§ Given problem
Can you reproduce the data beneath, keeping every line exact?

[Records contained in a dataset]
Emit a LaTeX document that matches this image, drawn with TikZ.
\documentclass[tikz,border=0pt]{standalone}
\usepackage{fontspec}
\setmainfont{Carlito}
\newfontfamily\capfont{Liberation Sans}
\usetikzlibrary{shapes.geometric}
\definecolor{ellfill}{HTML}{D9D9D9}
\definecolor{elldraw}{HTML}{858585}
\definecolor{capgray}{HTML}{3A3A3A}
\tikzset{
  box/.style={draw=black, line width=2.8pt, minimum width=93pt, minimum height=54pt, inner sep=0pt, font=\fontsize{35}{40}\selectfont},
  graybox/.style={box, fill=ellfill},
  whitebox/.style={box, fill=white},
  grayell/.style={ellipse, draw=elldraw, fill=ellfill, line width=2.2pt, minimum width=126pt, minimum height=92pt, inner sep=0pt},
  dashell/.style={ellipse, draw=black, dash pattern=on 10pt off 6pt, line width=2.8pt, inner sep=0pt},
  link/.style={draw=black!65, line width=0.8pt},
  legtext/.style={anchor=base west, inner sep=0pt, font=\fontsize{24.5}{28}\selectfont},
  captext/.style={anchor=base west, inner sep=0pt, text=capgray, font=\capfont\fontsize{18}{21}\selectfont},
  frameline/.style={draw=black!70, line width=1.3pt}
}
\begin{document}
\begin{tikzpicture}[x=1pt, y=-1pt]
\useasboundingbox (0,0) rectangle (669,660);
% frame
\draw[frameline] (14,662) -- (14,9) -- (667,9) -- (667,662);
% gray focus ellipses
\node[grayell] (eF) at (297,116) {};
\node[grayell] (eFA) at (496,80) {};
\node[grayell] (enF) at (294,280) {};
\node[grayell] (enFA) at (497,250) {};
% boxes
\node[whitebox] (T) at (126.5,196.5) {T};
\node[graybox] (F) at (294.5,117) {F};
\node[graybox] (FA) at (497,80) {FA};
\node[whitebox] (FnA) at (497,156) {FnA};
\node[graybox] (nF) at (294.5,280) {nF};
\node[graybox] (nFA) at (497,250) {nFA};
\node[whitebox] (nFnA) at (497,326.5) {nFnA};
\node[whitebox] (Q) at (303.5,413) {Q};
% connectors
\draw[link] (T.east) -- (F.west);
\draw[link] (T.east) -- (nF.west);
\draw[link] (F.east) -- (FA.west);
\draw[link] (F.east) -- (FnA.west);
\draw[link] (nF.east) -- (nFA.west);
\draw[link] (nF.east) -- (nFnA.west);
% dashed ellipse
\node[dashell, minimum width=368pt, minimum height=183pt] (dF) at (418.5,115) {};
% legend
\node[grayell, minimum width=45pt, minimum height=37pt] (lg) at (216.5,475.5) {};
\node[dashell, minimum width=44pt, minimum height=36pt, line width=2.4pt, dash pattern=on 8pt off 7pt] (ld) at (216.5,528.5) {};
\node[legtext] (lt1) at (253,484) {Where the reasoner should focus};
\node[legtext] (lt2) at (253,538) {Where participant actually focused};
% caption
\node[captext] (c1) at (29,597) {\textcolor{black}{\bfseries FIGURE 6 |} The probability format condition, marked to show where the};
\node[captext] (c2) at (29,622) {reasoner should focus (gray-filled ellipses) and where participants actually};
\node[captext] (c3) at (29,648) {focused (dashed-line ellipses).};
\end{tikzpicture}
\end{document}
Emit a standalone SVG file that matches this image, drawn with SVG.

§ Exercise solution
Emit a LaTeX document that matches this image, drawn with TikZ.
\documentclass[tikz,border=0pt]{standalone}
\usepackage{fontspec}
\setmainfont{Carlito}
\newfontfamily\capfont{Liberation Sans}
\usetikzlibrary{shapes.geometric}
\definecolor{ellfill}{HTML}{D9D9D9}
\definecolor{elldraw}{HTML}{858585}
\definecolor{capgray}{HTML}{3A3A3A}
\tikzset{
  box/.style={draw=black, line width=2.8pt, minimum width=93pt, minimum height=54pt, inner sep=0pt, font=\fontsize{35}{40}\selectfont},
  graybox/.style={box, fill=ellfill},
  whitebox/.style={box, fill=white},
  grayell/.style={ellipse, draw=elldraw, fill=ellfill, line width=2.2pt, minimum width=126pt, minimum height=92pt, inner sep=0pt},
  dashell/.style={ellipse, draw=black, dash pattern=on 10pt off 6pt, line width=2.8pt, inner sep=0pt},
  link/.style={draw=black!65, line width=0.8pt},
  legtext/.style={anchor=base west, inner sep=0pt, font=\fontsize{24.5}{28}\selectfont},
  captext/.style={anchor=base west, inner sep=0pt, text=capgray, font=\capfont\fontsize{18}{21}\selectfont},
  frameline/.style={draw=black!70, line width=1.3pt}
}
\begin{document}
\begin{tikzpicture}[x=1pt, y=-1pt]
\useasboundingbox (0,0) rectangle (669,660);
% frame
\draw[frameline] (14,662) -- (14,9) -- (667,9) -- (667,662);
% gray focus ellipses
\node[grayell] (eF) at (297,116) {};
\node[grayell] (eFA) at (496,80) {};
\node[grayell] (enF) at (294,280) {};
\node[grayell] (enFA) at (497,250) {};
% boxes
\node[whitebox] (T) at (126.5,196.5) {T};
\node[graybox] (F) at (294.5,117) {F};
\node[graybox] (FA) at (497,80) {FA};
\node[whitebox] (FnA) at (497,156) {FnA};
\node[graybox] (nF) at (294.5,280) {nF};
\node[graybox] (nFA) at (497,250) {nFA};
\node[whitebox] (nFnA) at (497,326.5) {nFnA};
\node[whitebox] (Q) at (303.5,413) {Q};
% connectors
\draw[link] (T.east) -- (F.west);
\draw[link] (T.east) -- (nF.west);
\draw[link] (F.east) -- (FA.west);
\draw[link] (F.east) -- (FnA.west);
\draw[link] (nF.east) -- (nFA.west);
\draw[link] (nF.east) -- (nFnA.west);
% dashed ellipse
\node[dashell, minimum width=368pt, minimum height=183pt] (dF) at (418.5,115) {};
% legend
\node[grayell, minimum width=45pt, minimum height=37pt] (lg) at (216.5,475.5) {};
\node[dashell, minimum width=44pt, minimum height=36pt, line width=2.4pt, dash pattern=on 8pt off 7pt] (ld) at (216.5,528.5) {};
\node[legtext] (lt1) at (253,484) {Where the reasoner should focus};
\node[legtext] (lt2) at (253,538) {Where participant actually focused};
% caption
\node[captext] (c1) at (29,597) {\textcolor{black}{\bfseries FIGURE 6 |} The probability format condition, marked to show where the};
\node[captext] (c2) at (29,622) {reasoner should focus (gray-filled ellipses) and where participants actually};
\node[captext] (c3) at (29,648) {focused (dashed-line ellipses).};
\end{tikzpicture}
\end{document}
Emit a standalone SVG file that matches this image, drawn with SVG.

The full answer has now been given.